Short task
Gather up every line that includes the string "matplotlib".

Dataset content

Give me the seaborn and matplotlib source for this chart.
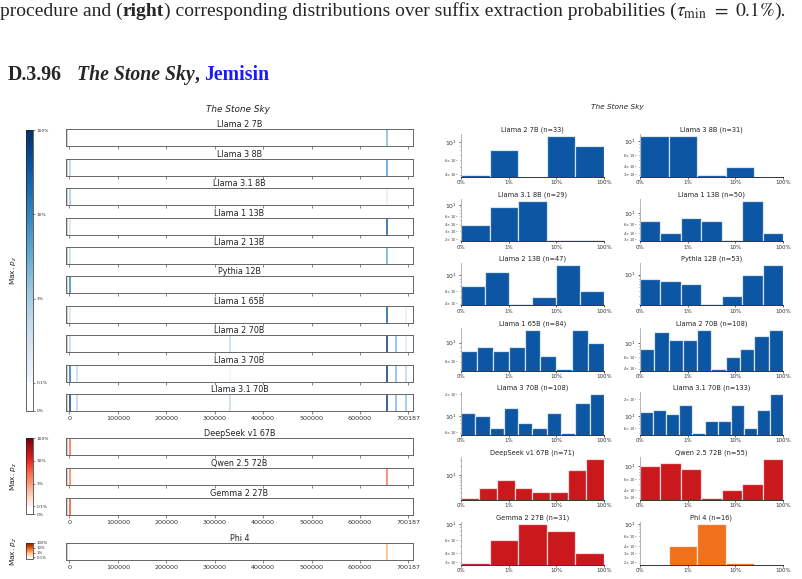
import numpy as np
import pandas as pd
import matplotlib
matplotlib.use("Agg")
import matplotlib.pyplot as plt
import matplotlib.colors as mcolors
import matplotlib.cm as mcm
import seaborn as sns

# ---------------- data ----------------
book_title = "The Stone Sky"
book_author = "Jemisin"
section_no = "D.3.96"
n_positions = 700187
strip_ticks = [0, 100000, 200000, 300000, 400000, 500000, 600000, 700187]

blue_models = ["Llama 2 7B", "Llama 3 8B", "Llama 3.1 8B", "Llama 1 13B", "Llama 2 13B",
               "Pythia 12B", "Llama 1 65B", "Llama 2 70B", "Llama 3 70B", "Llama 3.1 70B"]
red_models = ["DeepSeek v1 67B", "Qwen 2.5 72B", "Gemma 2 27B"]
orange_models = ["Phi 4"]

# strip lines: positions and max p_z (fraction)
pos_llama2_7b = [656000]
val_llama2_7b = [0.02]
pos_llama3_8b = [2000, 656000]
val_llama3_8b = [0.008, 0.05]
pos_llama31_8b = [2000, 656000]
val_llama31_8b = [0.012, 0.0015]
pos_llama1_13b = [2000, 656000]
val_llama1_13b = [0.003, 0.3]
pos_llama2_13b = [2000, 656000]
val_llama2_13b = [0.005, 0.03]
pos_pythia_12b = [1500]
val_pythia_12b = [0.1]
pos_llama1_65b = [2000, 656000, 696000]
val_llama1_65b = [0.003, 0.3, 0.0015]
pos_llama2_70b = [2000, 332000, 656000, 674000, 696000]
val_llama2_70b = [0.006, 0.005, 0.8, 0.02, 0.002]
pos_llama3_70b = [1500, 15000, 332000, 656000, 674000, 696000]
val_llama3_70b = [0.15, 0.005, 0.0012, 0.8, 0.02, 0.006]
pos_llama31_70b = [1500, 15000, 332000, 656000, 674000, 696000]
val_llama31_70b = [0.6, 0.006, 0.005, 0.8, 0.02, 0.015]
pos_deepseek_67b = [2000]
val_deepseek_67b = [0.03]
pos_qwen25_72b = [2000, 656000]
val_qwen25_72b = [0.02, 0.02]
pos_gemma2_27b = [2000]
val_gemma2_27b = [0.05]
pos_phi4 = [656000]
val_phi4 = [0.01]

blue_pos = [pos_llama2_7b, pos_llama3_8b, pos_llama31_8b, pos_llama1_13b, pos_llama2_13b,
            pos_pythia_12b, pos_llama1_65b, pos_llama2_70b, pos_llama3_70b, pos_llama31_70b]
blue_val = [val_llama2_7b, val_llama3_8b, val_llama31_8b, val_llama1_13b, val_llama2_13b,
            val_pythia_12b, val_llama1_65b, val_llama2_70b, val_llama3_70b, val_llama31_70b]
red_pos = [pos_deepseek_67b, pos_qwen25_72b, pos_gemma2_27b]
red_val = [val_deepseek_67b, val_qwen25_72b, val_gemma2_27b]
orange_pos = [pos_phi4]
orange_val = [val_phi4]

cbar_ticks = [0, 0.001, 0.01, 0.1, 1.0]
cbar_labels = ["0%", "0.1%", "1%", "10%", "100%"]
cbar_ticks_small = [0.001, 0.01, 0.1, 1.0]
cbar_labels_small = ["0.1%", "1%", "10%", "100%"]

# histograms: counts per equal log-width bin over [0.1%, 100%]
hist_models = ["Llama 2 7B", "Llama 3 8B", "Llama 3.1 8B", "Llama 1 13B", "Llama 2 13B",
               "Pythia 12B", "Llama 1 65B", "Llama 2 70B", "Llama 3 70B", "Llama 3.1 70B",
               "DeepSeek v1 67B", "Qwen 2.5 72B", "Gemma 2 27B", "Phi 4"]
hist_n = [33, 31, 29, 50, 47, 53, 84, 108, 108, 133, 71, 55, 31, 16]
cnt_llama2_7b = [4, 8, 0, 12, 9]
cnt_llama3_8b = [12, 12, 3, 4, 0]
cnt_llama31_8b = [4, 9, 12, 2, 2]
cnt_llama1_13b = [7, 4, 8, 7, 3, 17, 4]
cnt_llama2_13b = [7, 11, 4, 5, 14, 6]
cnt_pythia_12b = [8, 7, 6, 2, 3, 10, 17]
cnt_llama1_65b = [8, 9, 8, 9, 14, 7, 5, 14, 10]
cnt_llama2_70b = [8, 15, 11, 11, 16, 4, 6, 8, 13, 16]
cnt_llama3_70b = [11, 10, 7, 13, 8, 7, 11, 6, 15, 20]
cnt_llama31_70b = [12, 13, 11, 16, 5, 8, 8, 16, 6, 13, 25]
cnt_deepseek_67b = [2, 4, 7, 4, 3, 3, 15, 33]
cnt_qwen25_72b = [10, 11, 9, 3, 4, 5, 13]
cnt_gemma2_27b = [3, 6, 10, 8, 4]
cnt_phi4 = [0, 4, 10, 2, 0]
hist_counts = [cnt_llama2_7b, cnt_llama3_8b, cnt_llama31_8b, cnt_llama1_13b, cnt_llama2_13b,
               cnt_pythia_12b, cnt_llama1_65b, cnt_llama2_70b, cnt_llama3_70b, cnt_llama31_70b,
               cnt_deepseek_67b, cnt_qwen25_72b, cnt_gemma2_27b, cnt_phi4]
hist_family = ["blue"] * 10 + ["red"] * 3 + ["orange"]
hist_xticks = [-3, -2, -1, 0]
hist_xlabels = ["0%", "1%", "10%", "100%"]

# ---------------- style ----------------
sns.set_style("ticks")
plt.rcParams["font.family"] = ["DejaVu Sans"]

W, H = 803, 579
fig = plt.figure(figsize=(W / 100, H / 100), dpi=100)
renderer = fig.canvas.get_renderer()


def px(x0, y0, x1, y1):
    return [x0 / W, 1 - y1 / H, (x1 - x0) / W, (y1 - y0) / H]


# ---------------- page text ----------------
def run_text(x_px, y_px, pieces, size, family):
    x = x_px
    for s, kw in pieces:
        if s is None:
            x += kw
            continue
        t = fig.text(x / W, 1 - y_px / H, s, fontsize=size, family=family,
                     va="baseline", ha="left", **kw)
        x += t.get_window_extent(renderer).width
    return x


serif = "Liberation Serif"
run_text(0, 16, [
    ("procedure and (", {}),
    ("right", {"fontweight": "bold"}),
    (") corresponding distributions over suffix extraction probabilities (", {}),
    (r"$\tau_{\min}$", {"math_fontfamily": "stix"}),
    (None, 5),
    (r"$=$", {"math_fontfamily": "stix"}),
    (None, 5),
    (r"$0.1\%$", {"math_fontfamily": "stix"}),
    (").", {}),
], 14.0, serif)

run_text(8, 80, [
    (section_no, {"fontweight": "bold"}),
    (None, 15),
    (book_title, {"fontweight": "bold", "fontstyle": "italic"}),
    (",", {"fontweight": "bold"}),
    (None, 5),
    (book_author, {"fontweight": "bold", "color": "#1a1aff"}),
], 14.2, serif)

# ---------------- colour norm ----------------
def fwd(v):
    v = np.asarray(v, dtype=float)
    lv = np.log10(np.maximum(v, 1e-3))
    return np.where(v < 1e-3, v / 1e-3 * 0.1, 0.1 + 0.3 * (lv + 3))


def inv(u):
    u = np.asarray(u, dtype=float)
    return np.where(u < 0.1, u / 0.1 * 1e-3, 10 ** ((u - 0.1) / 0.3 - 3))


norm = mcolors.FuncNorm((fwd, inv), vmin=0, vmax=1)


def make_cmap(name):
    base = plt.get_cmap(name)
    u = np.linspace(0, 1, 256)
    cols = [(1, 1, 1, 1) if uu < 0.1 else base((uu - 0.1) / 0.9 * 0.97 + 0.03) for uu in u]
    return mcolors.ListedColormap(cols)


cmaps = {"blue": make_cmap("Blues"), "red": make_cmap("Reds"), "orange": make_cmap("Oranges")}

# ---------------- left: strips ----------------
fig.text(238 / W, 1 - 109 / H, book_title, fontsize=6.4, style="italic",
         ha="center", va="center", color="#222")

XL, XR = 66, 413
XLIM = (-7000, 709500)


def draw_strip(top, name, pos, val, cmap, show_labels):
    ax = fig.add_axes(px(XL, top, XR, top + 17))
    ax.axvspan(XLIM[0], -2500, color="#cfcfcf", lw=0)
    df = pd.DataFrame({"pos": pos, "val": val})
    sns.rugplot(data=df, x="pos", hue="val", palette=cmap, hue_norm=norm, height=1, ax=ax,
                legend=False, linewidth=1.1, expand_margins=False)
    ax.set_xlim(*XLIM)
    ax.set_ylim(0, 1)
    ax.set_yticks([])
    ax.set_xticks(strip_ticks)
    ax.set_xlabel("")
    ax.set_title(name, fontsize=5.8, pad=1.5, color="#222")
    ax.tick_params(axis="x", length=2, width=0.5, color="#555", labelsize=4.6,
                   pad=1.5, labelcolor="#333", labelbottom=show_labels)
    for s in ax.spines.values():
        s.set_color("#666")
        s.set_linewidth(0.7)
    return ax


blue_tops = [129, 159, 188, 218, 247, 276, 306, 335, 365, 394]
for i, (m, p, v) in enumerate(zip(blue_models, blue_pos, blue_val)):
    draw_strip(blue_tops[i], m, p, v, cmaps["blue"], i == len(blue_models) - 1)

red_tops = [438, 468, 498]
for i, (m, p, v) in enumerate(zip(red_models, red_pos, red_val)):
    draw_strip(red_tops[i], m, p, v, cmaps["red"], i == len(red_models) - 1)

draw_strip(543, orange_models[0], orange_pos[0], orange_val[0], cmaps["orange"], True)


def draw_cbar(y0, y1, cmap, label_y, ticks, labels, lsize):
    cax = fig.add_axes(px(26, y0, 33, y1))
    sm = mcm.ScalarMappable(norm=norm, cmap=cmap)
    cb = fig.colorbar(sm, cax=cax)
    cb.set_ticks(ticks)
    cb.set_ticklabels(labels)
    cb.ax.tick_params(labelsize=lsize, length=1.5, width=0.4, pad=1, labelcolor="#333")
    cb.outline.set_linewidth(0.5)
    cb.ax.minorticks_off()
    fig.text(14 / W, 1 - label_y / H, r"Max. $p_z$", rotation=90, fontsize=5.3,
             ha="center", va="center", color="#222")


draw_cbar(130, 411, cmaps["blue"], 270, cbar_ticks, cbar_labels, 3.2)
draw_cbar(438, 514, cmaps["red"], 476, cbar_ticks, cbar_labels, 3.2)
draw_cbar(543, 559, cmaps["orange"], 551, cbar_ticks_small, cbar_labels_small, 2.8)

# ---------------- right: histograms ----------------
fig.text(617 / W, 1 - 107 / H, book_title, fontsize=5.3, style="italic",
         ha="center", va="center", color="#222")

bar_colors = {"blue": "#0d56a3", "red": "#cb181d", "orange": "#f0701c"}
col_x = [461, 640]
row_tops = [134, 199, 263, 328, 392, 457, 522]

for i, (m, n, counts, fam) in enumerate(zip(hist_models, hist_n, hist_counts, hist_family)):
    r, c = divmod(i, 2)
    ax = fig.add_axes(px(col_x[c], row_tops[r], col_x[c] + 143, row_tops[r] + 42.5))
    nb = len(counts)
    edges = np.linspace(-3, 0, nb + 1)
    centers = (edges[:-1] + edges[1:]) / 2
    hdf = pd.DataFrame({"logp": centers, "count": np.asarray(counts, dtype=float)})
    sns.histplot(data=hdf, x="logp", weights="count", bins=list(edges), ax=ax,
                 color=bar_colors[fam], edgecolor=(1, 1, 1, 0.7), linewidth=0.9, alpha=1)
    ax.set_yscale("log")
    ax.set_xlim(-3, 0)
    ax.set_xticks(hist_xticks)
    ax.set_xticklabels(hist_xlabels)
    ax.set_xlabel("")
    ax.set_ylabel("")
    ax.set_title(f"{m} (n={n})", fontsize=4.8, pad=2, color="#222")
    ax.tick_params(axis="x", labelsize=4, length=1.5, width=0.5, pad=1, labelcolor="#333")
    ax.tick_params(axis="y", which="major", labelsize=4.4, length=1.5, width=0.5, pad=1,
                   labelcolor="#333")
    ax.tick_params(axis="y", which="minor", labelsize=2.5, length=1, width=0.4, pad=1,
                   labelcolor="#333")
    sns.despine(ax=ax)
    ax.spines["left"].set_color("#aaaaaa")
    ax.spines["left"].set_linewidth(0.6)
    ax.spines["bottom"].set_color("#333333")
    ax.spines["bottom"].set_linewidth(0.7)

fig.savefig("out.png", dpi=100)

Exercise answer
Give me the seaborn and matplotlib source for this chart.
import matplotlib
matplotlib.use("Agg")
import matplotlib.pyplot as plt
import matplotlib.colors as mcolors
import matplotlib.cm as mcm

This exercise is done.